# Task description
Write out each line of the listing as it stands, without the images.

# Collected data
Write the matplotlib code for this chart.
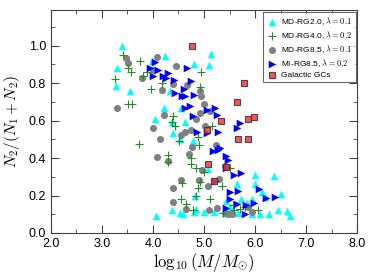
import matplotlib
matplotlib.use("Agg")
import matplotlib.pyplot as plt
from matplotlib.ticker import MultipleLocator, FormatStrFormatter

plt.rcParams["font.family"] = ["Liberation Sans", "DejaVu Sans"]
plt.rcParams["mathtext.fontset"] = "cm"

# MD-RG2.0 (cyan triangles)
rg2_x = [3.40, 3.30, 3.28, 3.55, 3.98, 4.23, 4.81, 5.14, 5.10, 4.33, 4.22, 4.04, 4.37, 4.39,
         4.63, 4.55, 4.79, 4.52, 5.07, 4.82, 4.85, 4.81, 4.99, 5.19, 4.38, 4.53, 4.58, 4.05,
         5.41, 5.65, 5.73, 5.84, 5.94, 6.00, 6.00, 6.13, 6.20, 6.37, 6.51, 6.44, 6.63, 6.68,
         6.10, 6.28, 5.94, 5.67, 5.51, 5.44]
rg2_y = [1.00, 0.88, 0.785, 0.76, 0.92, 0.945, 0.90, 0.955, 0.895, 0.76, 0.665, 0.61, 0.595, 0.535,
         0.59, 0.665, 0.49, 0.50, 0.34, 0.20, 0.13, 0.11, 0.11, 0.11, 0.12, 0.105, 0.10, 0.09,
         0.105, 0.26, 0.18, 0.16, 0.18, 0.31, 0.26, 0.22, 0.19, 0.305, 0.21, 0.12, 0.115, 0.09,
         0.10, 0.10, 0.10, 0.105, 0.14, 0.17]

# MD-RG4.0 (green plus)
rg4_x = [3.41, 3.25, 3.51, 3.57, 3.74, 3.81, 3.96, 4.17, 3.88, 3.51, 3.59, 3.72, 4.95, 4.92,
         4.40, 4.43, 4.37, 4.51, 4.29, 4.29, 4.75, 4.74, 4.85, 4.91, 4.89, 4.99, 4.92, 4.89,
         4.85, 4.56, 4.55, 4.64, 4.79, 5.12, 5.35, 5.51, 5.15, 5.59, 5.71, 5.80, 6.06, 5.37, 5.56]
rg4_y = [0.95, 0.82, 0.88, 0.86, 0.92, 0.84, 0.77, 0.80, 0.86, 0.69, 0.69, 0.475, 0.86, 0.78,
         0.625, 0.57, 0.59, 0.49, 0.415, 0.38, 0.40, 0.37, 0.345, 0.47, 0.515, 0.325, 0.27, 0.24,
         0.195, 0.265, 0.18, 0.155, 0.12, 0.18, 0.25, 0.345, 0.57, 0.125, 0.13, 0.14, 0.12, 0.105, 0.15]

# MD-RG8.5 (gray circles)
rg85_x = [3.47, 3.52, 3.29, 3.78, 4.07, 4.00, 4.45, 4.40, 4.17, 4.22, 4.00, 4.14, 4.07, 4.29,
          4.66, 4.92, 4.95, 4.99, 4.92, 4.85, 4.75, 4.62, 4.55, 4.77, 4.70, 5.02, 5.11, 5.24,
          5.41, 4.96, 4.90, 5.07, 5.30, 4.55, 4.40, 4.40, 4.65, 5.10, 5.25, 5.41, 5.54, 5.47,
          5.87, 5.94]
rg85_y = [0.935, 0.905, 0.665, 0.825, 0.94, 0.87, 0.89, 0.795, 0.765, 0.63, 0.56, 0.50, 0.405, 0.385,
          0.79, 0.76, 0.73, 0.69, 0.64, 0.61, 0.55, 0.54, 0.525, 0.46, 0.42, 0.57, 0.65, 0.47,
          0.36, 0.335, 0.285, 0.25, 0.29, 0.285, 0.24, 0.165, 0.13, 0.12, 0.135, 0.105, 0.10, 0.10,
          0.14, 0.11]

# MI-RG8.5 (blue right triangles)
mi_x = [4.04, 3.94, 4.00, 4.09, 4.20, 4.30, 4.26, 4.41, 4.67, 4.74, 4.44, 4.60, 4.56, 4.63,
        4.81, 4.62, 4.73, 5.05, 5.22, 5.25, 5.28, 4.86, 5.05, 4.78, 5.64, 5.71, 5.18, 5.28,
        5.31, 5.44, 5.46, 5.59, 5.72, 5.44, 5.22, 5.51, 5.66, 5.50, 5.65, 5.82, 5.98, 6.08,
        6.21, 6.39, 5.44, 5.80]
mi_y = [0.915, 0.88, 0.84, 0.87, 0.84, 0.855, 0.83, 0.815, 0.88, 0.81, 0.745, 0.77, 0.73, 0.73,
        0.735, 0.665, 0.68, 0.655, 0.665, 0.63, 0.54, 0.54, 0.535, 0.625, 0.56, 0.585, 0.435, 0.445,
        0.455, 0.41, 0.39, 0.31, 0.32, 0.345, 0.275, 0.22, 0.225, 0.18, 0.155, 0.15, 0.16, 0.235,
        0.185, 0.19, 0.135, 0.10]

# Galactic GCs (red squares)
gc_x = [4.76, 5.78, 5.64, 5.33, 5.87, 5.97, 5.05, 5.67, 5.87, 5.08, 5.44, 5.19]
gc_y = [1.00, 0.80, 0.70, 0.60, 0.61, 0.62, 0.55, 0.50, 0.50, 0.37, 0.35, 0.28]

labels = [r"MD-RG2.0, $\lambda=0.1$", r"MD-RG4.0, $\lambda=0.2$",
          r"MD-RG8.5, $\lambda=0.1$", r"MI-RG8.5, $\lambda=0.2$", "Galactic GCs"]

fig = plt.figure(figsize=(3.74, 2.80), dpi=100)
ax = fig.add_axes([0.136, 0.168, 0.819, 0.796])

ax.scatter(rg2_x, rg2_y, marker="^", s=30, color="#00ffff", linewidths=0, label=labels[0], zorder=2)
ax.scatter(rg4_x, rg4_y, marker="+", s=30, color="#228b22", linewidths=0.8, label=labels[1], zorder=3)
ax.scatter(rg85_x, rg85_y, marker="o", s=26, color="#808080", linewidths=0, label=labels[2], zorder=2)
ax.scatter(mi_x, mi_y, marker=">", s=30, color="#0000ff", linewidths=0, label=labels[3], zorder=3)
ax.scatter(gc_x, gc_y, marker="s", s=22, color="#ff3333", alpha=0.85, edgecolors="#333333",
           linewidths=0.8, label=labels[4], zorder=4)

ax.set_xlim(2.0, 8.0)
ax.set_ylim(0.0, 1.19)
ax.xaxis.set_major_locator(MultipleLocator(1.0))
ax.xaxis.set_minor_locator(MultipleLocator(0.5))
ax.yaxis.set_major_locator(MultipleLocator(0.2))
ax.yaxis.set_minor_locator(MultipleLocator(0.1))
ax.xaxis.set_major_formatter(FormatStrFormatter("%.1f"))
ax.yaxis.set_major_formatter(FormatStrFormatter("%.1f"))
ax.tick_params(which="both", direction="in", top=True, right=True, labelsize=9, color="#444444")
ax.tick_params(which="major", length=6)
ax.tick_params(which="minor", length=3)
for sp in ax.spines.values():
    sp.set_color("#444444")
    sp.set_linewidth(0.8)

ax.set_xlabel(r"$\log_{10}(M/M_{\odot})$", fontsize=12, labelpad=1)
ax.set_ylabel(r"$N_2/(N_1+N_2)$", fontsize=11, labelpad=5)

leg = ax.legend(loc="upper right", fontsize=6, frameon=True, fancybox=False, borderpad=0.4,
                labelspacing=0.25, handletextpad=0.3, handlelength=1.5, borderaxespad=0.2,
                scatterpoints=1)
leg.get_frame().set_edgecolor("#444444")
leg.get_frame().set_linewidth(0.8)

fig.savefig("out.png", dpi=100)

# Result of this task
Write the matplotlib code for this chart.
import matplotlib
matplotlib.use("Agg")
import matplotlib.pyplot as plt
from matplotlib.ticker import MultipleLocator, FormatStrFormatter

plt.rcParams["font.family"] = ["Liberation Sans", "DejaVu Sans"]
plt.rcParams["mathtext.fontset"] = "cm"

# MD-RG2.0 (cyan triangles)
rg2_x = [3.40, 3.30, 3.28, 3.55, 3.98, 4.23, 4.81, 5.14, 5.10, 4.33, 4.22, 4.04, 4.37, 4.39,
         4.63, 4.55, 4.79, 4.52, 5.07, 4.82, 4.85, 4.81, 4.99, 5.19, 4.38, 4.53, 4.58, 4.05,
         5.41, 5.65, 5.73, 5.84, 5.94, 6.00, 6.00, 6.13, 6.20, 6.37, 6.51, 6.44, 6.63, 6.68,
         6.10, 6.28, 5.94, 5.67, 5.51, 5.44]
rg2_y = [1.00, 0.88, 0.785, 0.76, 0.92, 0.945, 0.90, 0.955, 0.895, 0.76, 0.665, 0.61, 0.595, 0.535,
         0.59, 0.665, 0.49, 0.50, 0.34, 0.20, 0.13, 0.11, 0.11, 0.11, 0.12, 0.105, 0.10, 0.09,
         0.105, 0.26, 0.18, 0.16, 0.18, 0.31, 0.26, 0.22, 0.19, 0.305, 0.21, 0.12, 0.115, 0.09,
         0.10, 0.10, 0.10, 0.105, 0.14, 0.17]

# MD-RG4.0 (green plus)
rg4_x = [3.41, 3.25, 3.51, 3.57, 3.74, 3.81, 3.96, 4.17, 3.88, 3.51, 3.59, 3.72, 4.95, 4.92,
         4.40, 4.43, 4.37, 4.51, 4.29, 4.29, 4.75, 4.74, 4.85, 4.91, 4.89, 4.99, 4.92, 4.89,
         4.85, 4.56, 4.55, 4.64, 4.79, 5.12, 5.35, 5.51, 5.15, 5.59, 5.71, 5.80, 6.06, 5.37, 5.56]
rg4_y = [0.95, 0.82, 0.88, 0.86, 0.92, 0.84, 0.77, 0.80, 0.86, 0.69, 0.69, 0.475, 0.86, 0.78,
         0.625, 0.57, 0.59, 0.49, 0.415, 0.38, 0.40, 0.37, 0.345, 0.47, 0.515, 0.325, 0.27, 0.24,
         0.195, 0.265, 0.18, 0.155, 0.12, 0.18, 0.25, 0.345, 0.57, 0.125, 0.13, 0.14, 0.12, 0.105, 0.15]

# MD-RG8.5 (gray circles)
rg85_x = [3.47, 3.52, 3.29, 3.78, 4.07, 4.00, 4.45, 4.40, 4.17, 4.22, 4.00, 4.14, 4.07, 4.29,
          4.66, 4.92, 4.95, 4.99, 4.92, 4.85, 4.75, 4.62, 4.55, 4.77, 4.70, 5.02, 5.11, 5.24,
          5.41, 4.96, 4.90, 5.07, 5.30, 4.55, 4.40, 4.40, 4.65, 5.10, 5.25, 5.41, 5.54, 5.47,
          5.87, 5.94]
rg85_y = [0.935, 0.905, 0.665, 0.825, 0.94, 0.87, 0.89, 0.795, 0.765, 0.63, 0.56, 0.50, 0.405, 0.385,
          0.79, 0.76, 0.73, 0.69, 0.64, 0.61, 0.55, 0.54, 0.525, 0.46, 0.42, 0.57, 0.65, 0.47,
          0.36, 0.335, 0.285, 0.25, 0.29, 0.285, 0.24, 0.165, 0.13, 0.12, 0.135, 0.105, 0.10, 0.10,
          0.14, 0.11]

# MI-RG8.5 (blue right triangles)
mi_x = [4.04, 3.94, 4.00, 4.09, 4.20, 4.30, 4.26, 4.41, 4.67, 4.74, 4.44, 4.60, 4.56, 4.63,
        4.81, 4.62, 4.73, 5.05, 5.22, 5.25, 5.28, 4.86, 5.05, 4.78, 5.64, 5.71, 5.18, 5.28,
        5.31, 5.44, 5.46, 5.59, 5.72, 5.44, 5.22, 5.51, 5.66, 5.50, 5.65, 5.82, 5.98, 6.08,
        6.21, 6.39, 5.44, 5.80]
mi_y = [0.915, 0.88, 0.84, 0.87, 0.84, 0.855, 0.83, 0.815, 0.88, 0.81, 0.745, 0.77, 0.73, 0.73,
        0.735, 0.665, 0.68, 0.655, 0.665, 0.63, 0.54, 0.54, 0.535, 0.625, 0.56, 0.585, 0.435, 0.445,
        0.455, 0.41, 0.39, 0.31, 0.32, 0.345, 0.275, 0.22, 0.225, 0.18, 0.155, 0.15, 0.16, 0.235,
        0.185, 0.19, 0.135, 0.10]

# Galactic GCs (red squares)
gc_x = [4.76, 5.78, 5.64, 5.33, 5.87, 5.97, 5.05, 5.67, 5.87, 5.08, 5.44, 5.19]
gc_y = [1.00, 0.80, 0.70, 0.60, 0.61, 0.62, 0.55, 0.50, 0.50, 0.37, 0.35, 0.28]

labels = [r"MD-RG2.0, $\lambda=0.1$", r"MD-RG4.0, $\lambda=0.2$",
          r"MD-RG8.5, $\lambda=0.1$", r"MI-RG8.5, $\lambda=0.2$", "Galactic GCs"]

fig = plt.figure(figsize=(3.74, 2.80), dpi=100)
ax = fig.add_axes([0.136, 0.168, 0.819, 0.796])

ax.scatter(rg2_x, rg2_y, marker="^", s=30, color="#00ffff", linewidths=0, label=labels[0], zorder=2)
ax.scatter(rg4_x, rg4_y, marker="+", s=30, color="#228b22", linewidths=0.8, label=labels[1], zorder=3)
ax.scatter(rg85_x, rg85_y, marker="o", s=26, color="#808080", linewidths=0, label=labels[2], zorder=2)
ax.scatter(mi_x, mi_y, marker=">", s=30, color="#0000ff", linewidths=0, label=labels[3], zorder=3)
ax.scatter(gc_x, gc_y, marker="s", s=22, color="#ff3333", alpha=0.85, edgecolors="#333333",
           linewidths=0.8, label=labels[4], zorder=4)

ax.set_xlim(2.0, 8.0)
ax.set_ylim(0.0, 1.19)
ax.xaxis.set_major_locator(MultipleLocator(1.0))
ax.xaxis.set_minor_locator(MultipleLocator(0.5))
ax.yaxis.set_major_locator(MultipleLocator(0.2))
ax.yaxis.set_minor_locator(MultipleLocator(0.1))
ax.xaxis.set_major_formatter(FormatStrFormatter("%.1f"))
ax.yaxis.set_major_formatter(FormatStrFormatter("%.1f"))
ax.tick_params(which="both", direction="in", top=True, right=True, labelsize=9, color="#444444")
ax.tick_params(which="major", length=6)
ax.tick_params(which="minor", length=3)
for sp in ax.spines.values():
    sp.set_color("#444444")
    sp.set_linewidth(0.8)

ax.set_xlabel(r"$\log_{10}(M/M_{\odot})$", fontsize=12, labelpad=1)
ax.set_ylabel(r"$N_2/(N_1+N_2)$", fontsize=11, labelpad=5)

leg = ax.legend(loc="upper right", fontsize=6, frameon=True, fancybox=False, borderpad=0.4,
                labelspacing=0.25, handletextpad=0.3, handlelength=1.5, borderaxespad=0.2,
                scatterpoints=1)
leg.get_frame().set_edgecolor("#444444")
leg.get_frame().set_linewidth(0.8)

fig.savefig("out.png", dpi=100)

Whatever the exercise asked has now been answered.